You need the proposed sanitaryware and relevant appliance schedule with reliable manufacturer water-consumption data, plus clarity on whether alternative water sources, waste disposal units, water softeners or unusual layouts are being used. The approved methodology depends on those declared values, so vague schedules create avoidable delay.
They should be done early enough to influence the sanitaryware and appliance specification, and then updated if products change before completion. Because the final Building Control notice is tied to the dwelling as constructed, leaving the calculation until the end is when unnecessary redesign and sign-off delay usually start.
Yes, if the self-build is a qualifying new dwelling. Part G does not carve out a separate exemption for self-build homes. If the project is an erected dwelling, the same water-efficiency rules and notice requirements still apply.
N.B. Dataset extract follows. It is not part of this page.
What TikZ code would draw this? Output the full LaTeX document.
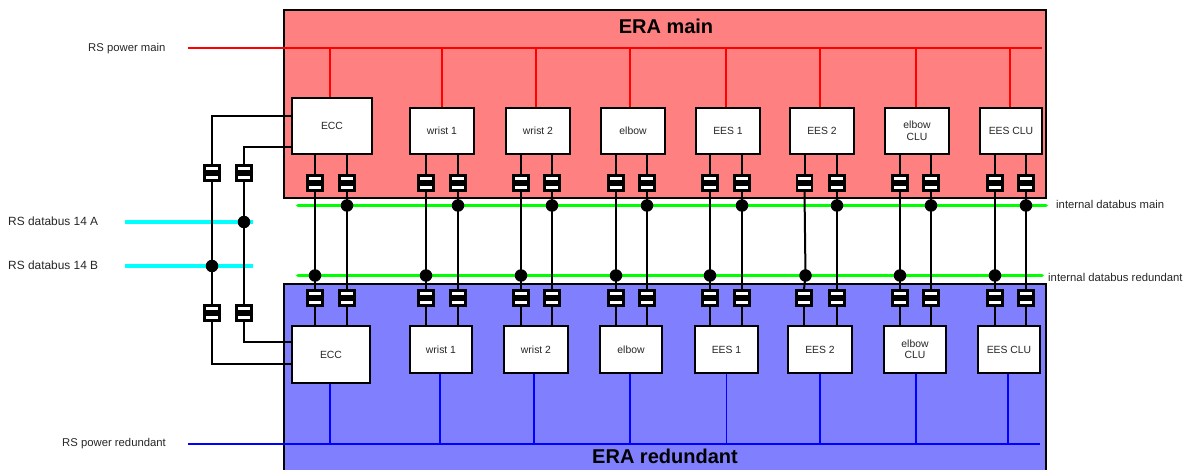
\documentclass[tikz,border=0pt]{standalone}
\usepackage{fontspec}
\setmainfont{Liberation Sans}
\usepackage{xcolor}
\usetikzlibrary{positioning}

\definecolor{panelmain}{RGB}{255,128,128}
\definecolor{panelred}{RGB}{128,128,255}
\definecolor{powerblue}{RGB}{0,0,255}
\definecolor{powerrose}{RGB}{255,0,0}
\definecolor{busgreen}{RGB}{0,255,0}
\definecolor{buscyan}{RGB}{0,255,255}

\begin{document}
\begin{tikzpicture}
[
	x=1pt, y=-1pt,
	panel/.style = {rectangle, draw, line width=1.6pt, anchor=north west},
	module/.style = {rectangle, draw, fill=white, line width=2pt, inner sep=0pt, align=center, font=\fontsize{10.4}{11.5}\selectfont, text=black!85},
	switchbox/.style = {rectangle, draw, fill=white, line width=2.4pt, inner sep=0pt, minimum width=15pt, minimum height=15pt,
		path picture={\fill[black] ([xshift=-1pt, yshift=-2.8pt] path picture bounding box.west) rectangle ([xshift=1pt, yshift=2.8pt] path picture bounding box.east);}},
	wire/.style = {-, line width=2pt},
	jointdot/.style = {circle, fill=black, inner sep=0pt, minimum size=12.5pt},
	busline/.style = {-, line width=3.8pt, busgreen},
	rsbus/.style = {-, line width=3.3pt, buscyan},
	powermain/.style = {-, line width=1.6pt, powerrose},
	powerred/.style = {-, line width=1.6pt, powerblue},
	sidelabel/.style = {inner sep=0pt, font=\fontsize{11.3}{13}\selectfont, text=black!85, anchor=west},
	buslabel/.style = {sidelabel, font=\fontsize{11.9}{13}\selectfont}
]

\useasboundingbox (0,0) rectangle (1183,470);

\node[panel, fill=panelmain, minimum width=762pt, minimum height=188pt] (eramain) at (283.3,9.5) {};
\node[panel, fill=panelred, minimum width=762pt, minimum height=190pt] (erared) at (283.3,283.5) {};
\node[font=\bfseries\fontsize{20}{24}\selectfont] (titlemain) at (666,26) {ERA main};
\node[font=\bfseries\fontsize{20}{24}\selectfont] (titlered) at (665,456) {ERA redundant};

% modules on the main side
\node[module, minimum width=80pt, minimum height=56pt] (eccmain) at (332,126) {ECC};
\node[module, minimum width=64pt, minimum height=46pt] (wristamain) at (442,131) {wrist 1};
\node[module, minimum width=64pt, minimum height=46pt] (wristbmain) at (538,131) {wrist 2};
\node[module, minimum width=64pt, minimum height=46pt] (elbowmain) at (633,131) {elbow};
\node[module, minimum width=64pt, minimum height=46pt] (eesamain) at (728,131) {EES 1};
\node[module, minimum width=64pt, minimum height=46pt] (eesbmain) at (822,131) {EES 2};
\node[module, minimum width=64pt, minimum height=46pt] (elbowclumain) at (917,131) {elbow\\CLU};
\node[module, minimum width=62pt, minimum height=46pt] (eesclumain) at (1011,131) {EES CLU};

% modules on the redundant side
\node[module, minimum width=78pt, minimum height=57pt] (eccred) at (331,354.5) {ECC};
\node[module, minimum width=62pt, minimum height=47pt] (wristared) at (441,349.5) {wrist 1};
\node[module, minimum width=64pt, minimum height=47pt] (wristbred) at (536,349.5) {wrist 2};
\node[module, minimum width=62pt, minimum height=47pt] (elbowred) at (631,349.5) {elbow};
\node[module, minimum width=63pt, minimum height=47pt] (eesared) at (726.5,349.5) {EES 1};
\node[module, minimum width=64pt, minimum height=47pt] (eesbred) at (820,349.5) {EES 2};
\node[module, minimum width=62pt, minimum height=47pt] (elbowclured) at (915,349.5) {elbow\\CLU};
\node[module, minimum width=62pt, minimum height=47pt] (eesclured) at (1009,349.5) {EES CLU};

\coordinate (powermainl) at (188,48);
\coordinate (powermainr) at (1042,48);
\coordinate (powerredl) at (188,444);
\coordinate (powerredr) at (1040,444);
\coordinate (busmainl) at (298,205.5);
\coordinate (busmainr) at (1046,205.5);
\coordinate (busredl) at (298,275.5);
\coordinate (busredr) at (1042,275.5);

\draw[powermain] (powermainl) -- (powermainr);
\draw[powerred] (powerredl) -- (powerredr);
\draw[busline, line cap=round] (busmainl) -- (busmainr);
\draw[busline, line cap=round] (busredl) -- (busredr);

% power drops, then the two wires of each module with their switches
\foreach \unit/\xa/\xc/\xd/\xb/\dm/\dr in {ecc/315/315/315/347/-2/-1, wrista/426/426/426/458/0/-1, wristb/521/521/521/552/-2/-2, elbow/616/616/616/647/-3/-1, eesa/710/710/710/742/-2/0, eesb/804.5/804/805.5/837/-2/0, elbowclu/900/900/900/931/-1/1, eesclu/995/995/995/1026/-1/-1}
{
	\draw[powermain] ([xshift=\dm pt] \unit main.north) -- ([xshift=\dm pt] \unit main.north |- powermainl);
	\draw[powerred] ([xshift=\dr pt] \unit red.south) -- ([xshift=\dr pt] \unit red.south |- powerredl);

	\node[switchbox] (\unit swam) at (\xa,183) {};
	\node[switchbox] (\unit swbm) at (\xb,183) {};
	\node[switchbox] (\unit swar) at (\xc,298) {};
	\node[switchbox] (\unit swbr) at (\xb,298) {};
	\node[jointdot] (\unit dotm) at (\unit swbm |- busmainl) {};
	\node[jointdot] (\unit dotr) at (\xd,275.5) {};

	\draw[wire] (\unit swam.north |- \unit main.south) -- (\unit swam.north);
	\draw[wire] (\unit swbm.north |- \unit main.south) -- (\unit swbm.north);
	\draw[wire] (\unit swam.south) -- (\unit dotr.center) -- (\unit swar.north);
	\draw[wire] (\unit swbm.south) -- (\unit swbr.north);
	\draw[wire] (\unit swar.south) -- (\unit swar.south |- \unit red.north);
	\draw[wire] (\unit swbr.south) -- (\unit swbr.south |- \unit red.north);
}

% RS databus side
\node[sidelabel] (lblpowermain) at (88,48.5) {RS power main};
\node[sidelabel] (lblpowerred) at (62,443.5) {RS power redundant};
\node[buslabel] (lblbusa) at (8,221.5) {RS databus 14 A};
\node[buslabel] (lblbusb) at (8,265) {RS databus 14 B};
\node[sidelabel, fill=white, inner sep=1pt] (lblintmain) at (1055,204) {internal databus main};
\node[sidelabel, fill=white, inner ysep=3pt, inner xsep=1pt] (lblintred) at (1047,277) {internal databus redundant};

\coordinate (rsbusal) at (125,222);
\coordinate (rsbusar) at (253,222);
\coordinate (rsbusbl) at (125,266);
\coordinate (rsbusbr) at (253,266);
\draw[rsbus] (rsbusal) -- (rsbusar);
\draw[rsbus] (rsbusbl) -- (rsbusbr);

\node[switchbox] (sidesw1m) at (212,173) {};
\node[switchbox] (sidesw2m) at (244,173) {};
\node[switchbox] (sidesw1r) at (212,313) {};
\node[switchbox] (sidesw2r) at (244,313) {};

\draw[wire] (eccmain.west |- 0,116) -| (sidesw1m.north);
\draw[wire] (eccmain.west |- 0,147) -| (sidesw2m.north);
\draw[wire] (sidesw1m.south) -- (sidesw1r.north);
\draw[wire] (sidesw2m.south) -- (sidesw2r.north);
\draw[wire] (sidesw1r.south) |- (eccred.west |- 0,364);
\draw[wire] (sidesw2r.south) |- (eccred.west |- 0,342);

\node[jointdot] (sidedota) at (sidesw2m |- rsbusal) {};
\node[jointdot] (sidedotb) at (sidesw1m |- rsbusbl) {};

\end{tikzpicture}
\end{document}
Historic buildings are not automatically exempt. Approved Document G says the work it covers may include historic buildings, and it is appropriate to take conservation advice before work begins. However, any building that is a scheduled monument is exempt from all Building Regulations requirements, including Part G.
Turnaround and cost are usually driven by scope and information quality: number of dwellings, whether it is England or Wales, whether the job is new build or conversion, whether each flat needs separate results, and whether the simple fittings route works or the full calculator is needed. The more product uncertainty and late changes there are, the more time the service usually takes.
Lock the sanitaryware and relevant white goods down early, check whether the project is working to 125, 110, or the Welsh route, and do the calculation before procurement changes start. The projects that stay on programme are usually the ones that treat Part G as a live compliance item from design stage, not a last-week Building Control notice.